TASK INPUTS:
>>>
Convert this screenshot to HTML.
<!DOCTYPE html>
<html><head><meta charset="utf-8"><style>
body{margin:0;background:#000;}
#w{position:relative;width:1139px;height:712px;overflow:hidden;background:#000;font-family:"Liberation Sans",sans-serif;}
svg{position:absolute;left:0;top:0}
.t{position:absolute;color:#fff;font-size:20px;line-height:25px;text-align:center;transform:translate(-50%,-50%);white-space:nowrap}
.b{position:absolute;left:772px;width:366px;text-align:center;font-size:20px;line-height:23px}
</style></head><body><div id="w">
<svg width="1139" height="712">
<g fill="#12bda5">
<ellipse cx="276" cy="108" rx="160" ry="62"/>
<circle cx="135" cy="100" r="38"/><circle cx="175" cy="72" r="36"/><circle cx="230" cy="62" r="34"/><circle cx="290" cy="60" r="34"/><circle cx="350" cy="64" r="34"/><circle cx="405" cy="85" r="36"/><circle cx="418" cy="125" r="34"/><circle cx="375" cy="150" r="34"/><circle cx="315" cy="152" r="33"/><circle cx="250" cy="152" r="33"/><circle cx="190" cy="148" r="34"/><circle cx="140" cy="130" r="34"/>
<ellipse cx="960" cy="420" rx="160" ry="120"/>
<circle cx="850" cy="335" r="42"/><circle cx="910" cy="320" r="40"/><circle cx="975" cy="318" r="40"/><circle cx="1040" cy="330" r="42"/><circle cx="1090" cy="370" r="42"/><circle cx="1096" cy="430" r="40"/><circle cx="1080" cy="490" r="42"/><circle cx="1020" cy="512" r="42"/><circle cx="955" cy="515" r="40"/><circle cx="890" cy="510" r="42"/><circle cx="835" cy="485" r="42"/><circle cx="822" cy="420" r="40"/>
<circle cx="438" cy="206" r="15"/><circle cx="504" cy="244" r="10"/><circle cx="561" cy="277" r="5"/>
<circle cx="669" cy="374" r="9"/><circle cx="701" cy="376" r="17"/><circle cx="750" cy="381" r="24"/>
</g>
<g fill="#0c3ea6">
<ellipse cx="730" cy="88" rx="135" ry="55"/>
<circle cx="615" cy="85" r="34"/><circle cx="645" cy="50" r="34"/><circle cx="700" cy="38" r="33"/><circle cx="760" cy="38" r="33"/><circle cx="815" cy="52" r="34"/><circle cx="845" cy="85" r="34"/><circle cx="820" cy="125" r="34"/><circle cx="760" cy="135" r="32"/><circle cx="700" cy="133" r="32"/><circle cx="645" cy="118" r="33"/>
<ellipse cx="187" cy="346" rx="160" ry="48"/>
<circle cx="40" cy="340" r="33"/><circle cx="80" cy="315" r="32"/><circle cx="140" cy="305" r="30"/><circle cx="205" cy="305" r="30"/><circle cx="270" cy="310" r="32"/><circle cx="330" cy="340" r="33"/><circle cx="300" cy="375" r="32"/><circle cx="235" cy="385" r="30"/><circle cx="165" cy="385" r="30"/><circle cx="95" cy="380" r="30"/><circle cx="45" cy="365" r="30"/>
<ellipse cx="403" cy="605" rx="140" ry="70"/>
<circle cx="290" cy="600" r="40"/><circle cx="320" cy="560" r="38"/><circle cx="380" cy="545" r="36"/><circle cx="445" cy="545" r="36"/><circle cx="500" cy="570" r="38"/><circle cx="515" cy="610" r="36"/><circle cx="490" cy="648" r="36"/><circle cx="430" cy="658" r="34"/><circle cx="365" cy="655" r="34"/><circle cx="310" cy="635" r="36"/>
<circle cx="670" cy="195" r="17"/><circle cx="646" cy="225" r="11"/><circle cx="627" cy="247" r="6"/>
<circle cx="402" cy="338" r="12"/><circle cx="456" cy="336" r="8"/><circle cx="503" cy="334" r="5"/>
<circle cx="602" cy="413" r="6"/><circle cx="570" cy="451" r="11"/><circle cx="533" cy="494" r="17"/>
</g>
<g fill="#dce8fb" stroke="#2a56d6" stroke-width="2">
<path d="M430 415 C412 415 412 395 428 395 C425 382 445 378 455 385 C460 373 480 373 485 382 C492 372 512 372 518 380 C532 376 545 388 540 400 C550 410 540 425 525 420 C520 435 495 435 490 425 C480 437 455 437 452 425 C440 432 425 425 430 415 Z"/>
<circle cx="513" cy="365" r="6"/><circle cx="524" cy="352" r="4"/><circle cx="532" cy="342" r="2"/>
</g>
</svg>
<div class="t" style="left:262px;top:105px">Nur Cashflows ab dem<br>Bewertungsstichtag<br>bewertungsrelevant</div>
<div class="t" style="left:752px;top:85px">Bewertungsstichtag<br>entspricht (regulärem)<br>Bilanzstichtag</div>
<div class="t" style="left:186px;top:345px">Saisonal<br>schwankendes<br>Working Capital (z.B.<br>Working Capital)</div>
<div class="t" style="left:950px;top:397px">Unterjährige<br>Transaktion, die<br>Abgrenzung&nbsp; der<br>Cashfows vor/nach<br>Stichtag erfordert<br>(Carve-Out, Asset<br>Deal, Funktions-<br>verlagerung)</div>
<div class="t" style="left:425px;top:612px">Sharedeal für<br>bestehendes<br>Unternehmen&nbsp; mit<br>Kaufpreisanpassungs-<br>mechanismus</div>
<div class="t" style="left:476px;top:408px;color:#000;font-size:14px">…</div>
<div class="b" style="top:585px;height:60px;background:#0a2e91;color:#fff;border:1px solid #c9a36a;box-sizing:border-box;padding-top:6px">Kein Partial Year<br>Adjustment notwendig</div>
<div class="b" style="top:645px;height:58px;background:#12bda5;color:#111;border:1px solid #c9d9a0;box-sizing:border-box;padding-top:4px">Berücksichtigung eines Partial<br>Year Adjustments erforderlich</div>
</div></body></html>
<<<
>>>
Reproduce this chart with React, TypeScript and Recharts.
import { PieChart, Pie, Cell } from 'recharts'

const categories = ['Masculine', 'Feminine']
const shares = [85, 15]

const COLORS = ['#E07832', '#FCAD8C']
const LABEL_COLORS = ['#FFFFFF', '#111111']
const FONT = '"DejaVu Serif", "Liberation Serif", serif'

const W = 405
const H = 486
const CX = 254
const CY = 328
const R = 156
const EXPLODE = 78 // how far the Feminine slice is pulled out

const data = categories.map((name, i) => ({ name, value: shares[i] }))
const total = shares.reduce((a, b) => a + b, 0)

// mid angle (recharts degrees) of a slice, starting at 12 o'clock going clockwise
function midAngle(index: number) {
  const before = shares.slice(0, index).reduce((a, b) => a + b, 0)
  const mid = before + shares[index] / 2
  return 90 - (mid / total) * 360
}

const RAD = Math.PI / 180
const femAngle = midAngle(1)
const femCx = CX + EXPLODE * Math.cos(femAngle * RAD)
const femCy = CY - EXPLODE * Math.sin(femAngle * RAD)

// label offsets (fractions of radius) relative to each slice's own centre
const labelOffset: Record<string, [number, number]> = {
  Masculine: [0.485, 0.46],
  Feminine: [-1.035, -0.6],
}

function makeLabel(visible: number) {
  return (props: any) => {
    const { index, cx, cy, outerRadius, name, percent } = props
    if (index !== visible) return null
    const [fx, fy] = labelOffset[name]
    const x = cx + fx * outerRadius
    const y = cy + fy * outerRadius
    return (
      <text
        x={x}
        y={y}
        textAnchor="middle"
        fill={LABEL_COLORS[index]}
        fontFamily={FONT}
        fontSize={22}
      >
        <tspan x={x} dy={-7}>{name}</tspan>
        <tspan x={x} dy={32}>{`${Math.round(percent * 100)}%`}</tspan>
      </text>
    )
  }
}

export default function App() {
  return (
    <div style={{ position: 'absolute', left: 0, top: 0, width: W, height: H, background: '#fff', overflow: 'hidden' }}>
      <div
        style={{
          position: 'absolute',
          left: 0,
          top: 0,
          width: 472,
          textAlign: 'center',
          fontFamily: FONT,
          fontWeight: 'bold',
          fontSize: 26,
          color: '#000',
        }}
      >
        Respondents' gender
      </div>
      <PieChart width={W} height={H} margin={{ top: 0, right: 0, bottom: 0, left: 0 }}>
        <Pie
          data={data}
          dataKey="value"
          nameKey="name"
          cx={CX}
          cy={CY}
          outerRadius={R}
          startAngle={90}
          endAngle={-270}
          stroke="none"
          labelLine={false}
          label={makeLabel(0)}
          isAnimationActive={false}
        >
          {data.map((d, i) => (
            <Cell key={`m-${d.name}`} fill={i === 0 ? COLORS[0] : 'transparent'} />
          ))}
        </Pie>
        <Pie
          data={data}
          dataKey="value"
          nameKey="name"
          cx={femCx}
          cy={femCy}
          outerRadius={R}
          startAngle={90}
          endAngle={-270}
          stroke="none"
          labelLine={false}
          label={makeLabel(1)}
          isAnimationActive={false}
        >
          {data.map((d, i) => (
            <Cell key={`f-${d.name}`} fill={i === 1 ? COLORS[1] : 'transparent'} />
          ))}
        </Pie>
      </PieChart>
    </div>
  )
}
<<<
DIRECTION: Using the data above, reproduce exactly the lines from the line that contains "Reproduce this chart" through the line that contains "const EXPLODE = 78", including both.

TASK ANSWER:
Reproduce this chart with React, TypeScript and Recharts.
import { PieChart, Pie, Cell } from 'recharts'

const categories = ['Masculine', 'Feminine']
const shares = [85, 15]

const COLORS = ['#E07832', '#FCAD8C']
const LABEL_COLORS = ['#FFFFFF', '#111111']
const FONT = '"DejaVu Serif", "Liberation Serif", serif'

const W = 405
const H = 486
const CX = 254
const CY = 328
const R = 156
const EXPLODE = 78 // how far the Feminine slice is pulled out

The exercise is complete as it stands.